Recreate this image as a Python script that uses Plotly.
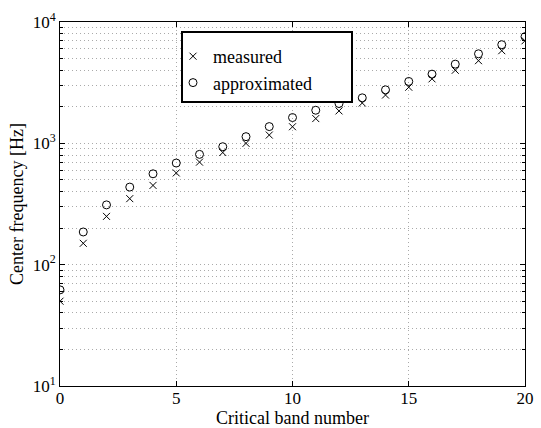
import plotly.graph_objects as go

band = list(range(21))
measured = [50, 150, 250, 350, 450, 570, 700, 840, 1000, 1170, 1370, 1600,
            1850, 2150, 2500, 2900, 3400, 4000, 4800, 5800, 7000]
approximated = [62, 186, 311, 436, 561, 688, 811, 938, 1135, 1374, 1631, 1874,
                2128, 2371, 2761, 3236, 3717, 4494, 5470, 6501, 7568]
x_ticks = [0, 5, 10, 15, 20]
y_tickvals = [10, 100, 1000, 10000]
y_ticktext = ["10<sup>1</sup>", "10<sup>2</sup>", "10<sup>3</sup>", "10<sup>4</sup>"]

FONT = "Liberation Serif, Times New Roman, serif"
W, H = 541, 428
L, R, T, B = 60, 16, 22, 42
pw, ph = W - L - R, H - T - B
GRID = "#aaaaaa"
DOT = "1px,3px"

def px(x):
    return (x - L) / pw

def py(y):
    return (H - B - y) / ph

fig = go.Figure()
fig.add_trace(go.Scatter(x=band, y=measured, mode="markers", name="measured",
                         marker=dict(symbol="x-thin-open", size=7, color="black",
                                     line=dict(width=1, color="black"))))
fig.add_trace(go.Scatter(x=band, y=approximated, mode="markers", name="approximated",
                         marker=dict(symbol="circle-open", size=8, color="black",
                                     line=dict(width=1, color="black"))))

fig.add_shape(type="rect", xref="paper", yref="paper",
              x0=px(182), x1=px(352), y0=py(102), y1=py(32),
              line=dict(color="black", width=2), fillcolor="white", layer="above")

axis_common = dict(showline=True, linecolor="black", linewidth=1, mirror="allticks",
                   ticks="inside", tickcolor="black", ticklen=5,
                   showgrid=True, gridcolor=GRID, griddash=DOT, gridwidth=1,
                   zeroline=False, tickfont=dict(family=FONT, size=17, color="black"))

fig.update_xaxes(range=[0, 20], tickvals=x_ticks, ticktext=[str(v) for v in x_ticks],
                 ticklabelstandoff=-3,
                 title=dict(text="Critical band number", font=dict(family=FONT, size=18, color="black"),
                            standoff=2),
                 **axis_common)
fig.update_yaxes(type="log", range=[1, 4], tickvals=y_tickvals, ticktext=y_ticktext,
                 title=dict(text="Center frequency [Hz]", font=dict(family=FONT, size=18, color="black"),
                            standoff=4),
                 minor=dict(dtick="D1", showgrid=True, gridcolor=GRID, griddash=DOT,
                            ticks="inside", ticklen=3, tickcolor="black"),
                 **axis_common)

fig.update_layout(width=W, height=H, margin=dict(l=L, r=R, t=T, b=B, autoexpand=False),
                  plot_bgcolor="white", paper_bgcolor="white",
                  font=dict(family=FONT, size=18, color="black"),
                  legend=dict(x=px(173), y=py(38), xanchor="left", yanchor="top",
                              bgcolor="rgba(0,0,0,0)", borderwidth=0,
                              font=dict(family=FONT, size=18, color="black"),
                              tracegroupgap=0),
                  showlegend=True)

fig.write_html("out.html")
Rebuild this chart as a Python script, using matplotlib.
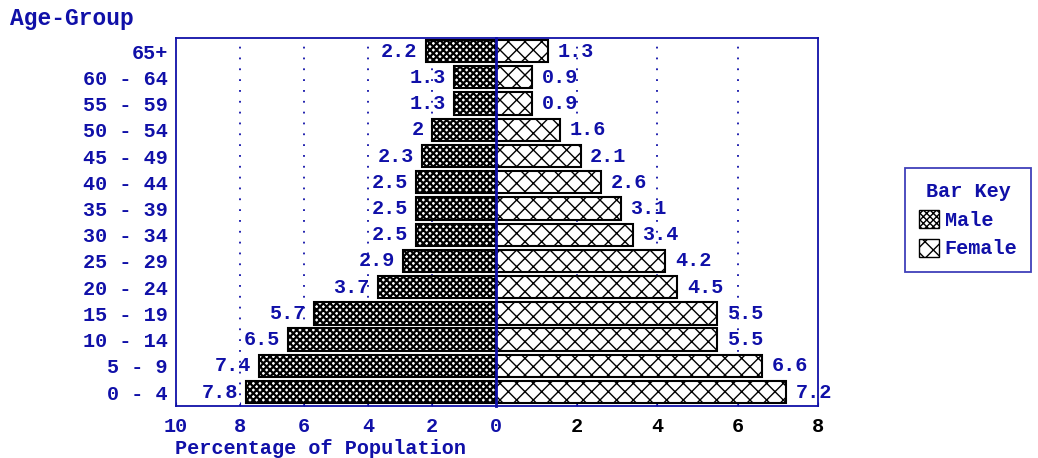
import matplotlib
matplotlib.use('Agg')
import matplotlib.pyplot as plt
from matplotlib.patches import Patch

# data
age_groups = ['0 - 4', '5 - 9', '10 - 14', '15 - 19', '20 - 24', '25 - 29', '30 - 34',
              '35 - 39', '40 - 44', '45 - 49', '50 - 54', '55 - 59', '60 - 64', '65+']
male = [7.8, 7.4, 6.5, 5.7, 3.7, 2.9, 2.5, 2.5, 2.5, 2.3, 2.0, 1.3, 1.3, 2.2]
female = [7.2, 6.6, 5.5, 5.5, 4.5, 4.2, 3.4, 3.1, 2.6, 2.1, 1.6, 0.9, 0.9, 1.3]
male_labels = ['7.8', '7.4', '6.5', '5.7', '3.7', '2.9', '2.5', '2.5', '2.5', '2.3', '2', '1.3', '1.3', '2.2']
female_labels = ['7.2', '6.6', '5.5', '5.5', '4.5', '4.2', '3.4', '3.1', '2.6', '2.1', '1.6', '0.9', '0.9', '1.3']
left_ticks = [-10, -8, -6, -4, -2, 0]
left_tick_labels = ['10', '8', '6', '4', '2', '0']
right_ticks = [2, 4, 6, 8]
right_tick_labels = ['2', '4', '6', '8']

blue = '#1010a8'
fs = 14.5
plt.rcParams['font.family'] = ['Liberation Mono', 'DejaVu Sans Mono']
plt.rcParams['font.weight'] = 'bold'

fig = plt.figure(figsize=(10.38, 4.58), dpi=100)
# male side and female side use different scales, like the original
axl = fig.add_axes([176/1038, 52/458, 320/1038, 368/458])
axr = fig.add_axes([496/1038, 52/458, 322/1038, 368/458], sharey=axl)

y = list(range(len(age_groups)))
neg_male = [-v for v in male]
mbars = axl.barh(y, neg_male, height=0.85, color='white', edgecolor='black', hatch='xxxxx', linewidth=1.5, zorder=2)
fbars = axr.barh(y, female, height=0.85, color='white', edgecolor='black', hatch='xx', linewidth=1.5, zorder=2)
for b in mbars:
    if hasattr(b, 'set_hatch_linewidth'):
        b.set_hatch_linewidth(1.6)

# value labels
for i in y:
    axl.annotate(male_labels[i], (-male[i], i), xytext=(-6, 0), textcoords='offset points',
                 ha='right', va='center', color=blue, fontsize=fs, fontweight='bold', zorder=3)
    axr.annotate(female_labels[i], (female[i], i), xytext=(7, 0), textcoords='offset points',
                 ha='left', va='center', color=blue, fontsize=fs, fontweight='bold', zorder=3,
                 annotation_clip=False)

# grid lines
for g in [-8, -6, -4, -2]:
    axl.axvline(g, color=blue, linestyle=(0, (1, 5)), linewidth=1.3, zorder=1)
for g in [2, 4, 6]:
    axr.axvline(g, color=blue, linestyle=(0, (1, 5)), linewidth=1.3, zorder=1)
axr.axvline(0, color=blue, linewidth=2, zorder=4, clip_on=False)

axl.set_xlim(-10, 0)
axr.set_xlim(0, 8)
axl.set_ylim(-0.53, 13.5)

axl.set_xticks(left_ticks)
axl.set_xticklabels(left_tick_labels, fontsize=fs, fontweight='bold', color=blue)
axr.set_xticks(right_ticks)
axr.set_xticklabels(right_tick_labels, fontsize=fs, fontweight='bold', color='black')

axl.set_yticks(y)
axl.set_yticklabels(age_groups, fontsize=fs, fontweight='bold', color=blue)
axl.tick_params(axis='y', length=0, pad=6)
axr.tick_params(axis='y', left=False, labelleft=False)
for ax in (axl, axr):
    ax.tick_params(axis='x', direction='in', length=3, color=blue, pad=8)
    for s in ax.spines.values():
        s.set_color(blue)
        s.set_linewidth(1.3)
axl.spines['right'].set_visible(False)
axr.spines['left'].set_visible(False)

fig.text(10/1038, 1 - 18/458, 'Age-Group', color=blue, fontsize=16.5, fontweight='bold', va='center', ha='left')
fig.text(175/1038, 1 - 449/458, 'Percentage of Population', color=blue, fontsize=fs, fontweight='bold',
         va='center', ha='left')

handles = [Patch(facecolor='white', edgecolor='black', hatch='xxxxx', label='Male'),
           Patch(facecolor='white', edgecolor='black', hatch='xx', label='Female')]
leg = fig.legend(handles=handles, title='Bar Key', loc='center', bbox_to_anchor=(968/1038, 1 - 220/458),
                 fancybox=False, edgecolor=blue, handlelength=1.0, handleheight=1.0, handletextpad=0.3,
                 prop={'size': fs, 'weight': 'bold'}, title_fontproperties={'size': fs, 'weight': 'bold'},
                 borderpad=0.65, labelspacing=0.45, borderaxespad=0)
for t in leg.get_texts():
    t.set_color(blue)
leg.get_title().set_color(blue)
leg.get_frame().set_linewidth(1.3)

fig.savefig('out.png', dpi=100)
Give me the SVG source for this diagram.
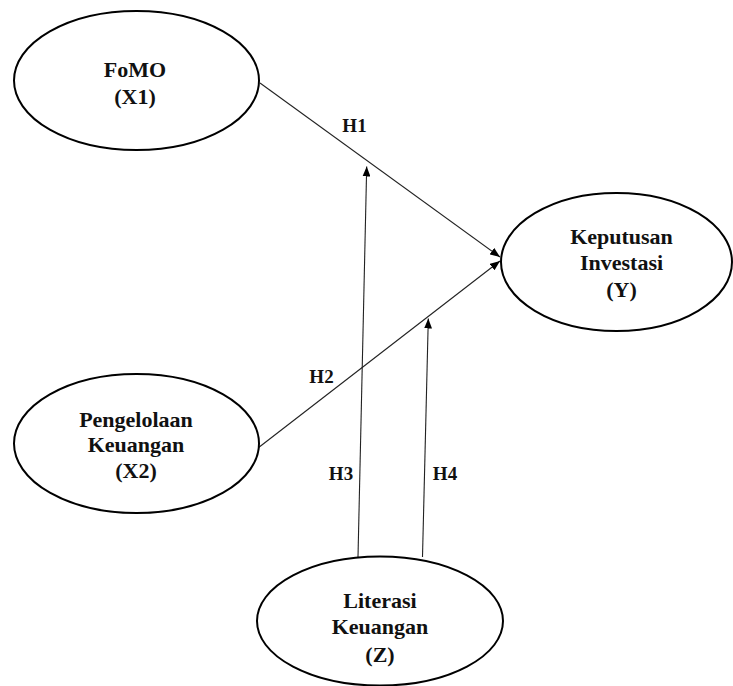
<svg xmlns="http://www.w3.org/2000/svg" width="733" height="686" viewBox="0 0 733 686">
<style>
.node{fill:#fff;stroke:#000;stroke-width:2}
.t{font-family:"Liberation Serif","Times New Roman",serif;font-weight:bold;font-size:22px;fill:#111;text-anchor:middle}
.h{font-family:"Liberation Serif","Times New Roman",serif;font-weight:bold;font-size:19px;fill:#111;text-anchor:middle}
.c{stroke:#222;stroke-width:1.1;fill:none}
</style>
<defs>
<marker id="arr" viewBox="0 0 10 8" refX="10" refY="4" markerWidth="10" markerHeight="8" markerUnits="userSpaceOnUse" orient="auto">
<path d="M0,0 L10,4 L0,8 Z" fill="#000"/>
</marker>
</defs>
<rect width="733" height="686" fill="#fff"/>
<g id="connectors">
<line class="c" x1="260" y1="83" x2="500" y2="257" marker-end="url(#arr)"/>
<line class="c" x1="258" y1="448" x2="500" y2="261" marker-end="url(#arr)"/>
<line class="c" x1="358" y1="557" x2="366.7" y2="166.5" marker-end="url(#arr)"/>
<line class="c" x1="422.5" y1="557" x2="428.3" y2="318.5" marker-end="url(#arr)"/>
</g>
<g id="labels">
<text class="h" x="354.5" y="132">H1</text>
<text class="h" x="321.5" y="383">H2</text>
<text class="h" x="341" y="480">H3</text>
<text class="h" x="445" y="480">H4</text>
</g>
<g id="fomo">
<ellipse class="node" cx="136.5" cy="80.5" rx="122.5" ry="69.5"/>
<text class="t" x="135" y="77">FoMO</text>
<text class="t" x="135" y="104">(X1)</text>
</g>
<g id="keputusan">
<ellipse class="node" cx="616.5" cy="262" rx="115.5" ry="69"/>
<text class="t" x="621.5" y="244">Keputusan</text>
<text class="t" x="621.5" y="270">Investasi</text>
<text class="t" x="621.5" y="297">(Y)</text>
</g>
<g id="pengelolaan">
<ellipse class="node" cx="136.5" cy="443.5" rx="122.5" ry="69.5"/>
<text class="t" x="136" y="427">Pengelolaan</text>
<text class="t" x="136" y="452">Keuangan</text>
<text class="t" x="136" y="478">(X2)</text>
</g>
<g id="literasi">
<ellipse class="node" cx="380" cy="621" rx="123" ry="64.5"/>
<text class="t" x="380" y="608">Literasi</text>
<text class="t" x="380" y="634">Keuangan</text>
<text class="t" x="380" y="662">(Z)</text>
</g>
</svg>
···
Requirements: Only the lines from the start of the material through the line containing "import plotly.graph_objects as go" should be transcribed. Pictures stay out.

Answer below:
Recreate this image as a Python script that uses Plotly.
import plotly.graph_objects as go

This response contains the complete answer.